▶ [Entries with chart source code]
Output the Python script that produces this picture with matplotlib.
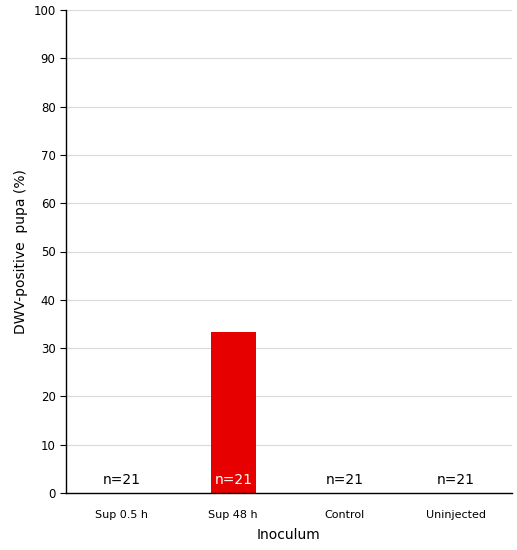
import matplotlib.pyplot as plt

categories = ['Sup 0.5 h', 'Sup 48 h', 'Control', 'Uninjected']
values = [0, 33.3, 0, 0]
n_labels = ['n=21', 'n=21', 'n=21', 'n=21']

fig = plt.figure(figsize=(5.17, 5.5), dpi=100)
ax = fig.add_axes([66 / 517, 57 / 550, 446 / 517, 483 / 550])

x = range(len(categories))
ax.bar(x, values, width=0.4, color='#e60000', zorder=2)

for i, lab in enumerate(n_labels):
    col = 'white' if values[i] > 5 else 'black'
    ax.text(i, 1.2, lab, ha='center', va='bottom', fontsize=10, color=col, zorder=3)

ax.set_xlim(-0.5, len(categories) - 0.5)
ax.set_ylim(0, 100)
ax.set_yticks(range(0, 101, 10))
ax.set_xticks(list(x))
ax.set_xticklabels(categories, fontsize=8)
ax.tick_params(axis='y', labelsize=8.5, length=4, direction='out')
ax.tick_params(axis='x', length=0, pad=12)
ax.yaxis.grid(True, color='#d9d9d9', linewidth=0.8, zorder=0)
ax.set_axisbelow(True)

for s in ['top', 'right']:
    ax.spines[s].set_visible(False)
ax.spines['left'].set_linewidth(1)
ax.spines['bottom'].set_linewidth(1)

ax.set_ylabel('DWV-positive  pupa (%)', fontsize=10)
ax.set_xlabel('Inoculum', fontsize=10, labelpad=6)

fig.savefig('out.png', dpi=100)
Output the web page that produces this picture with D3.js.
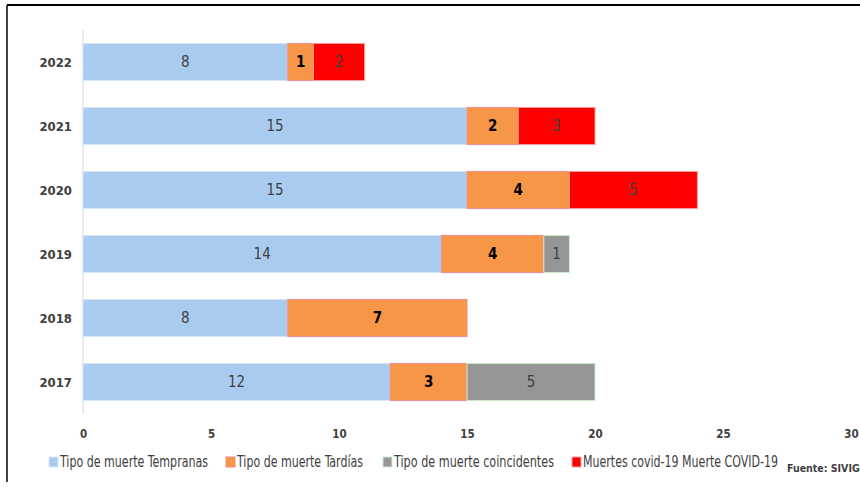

▶ [Work to be completed] How many lines in the listing above contain "matplotlib"? Answer with the number alone.

▶ [Response to this exercise] 2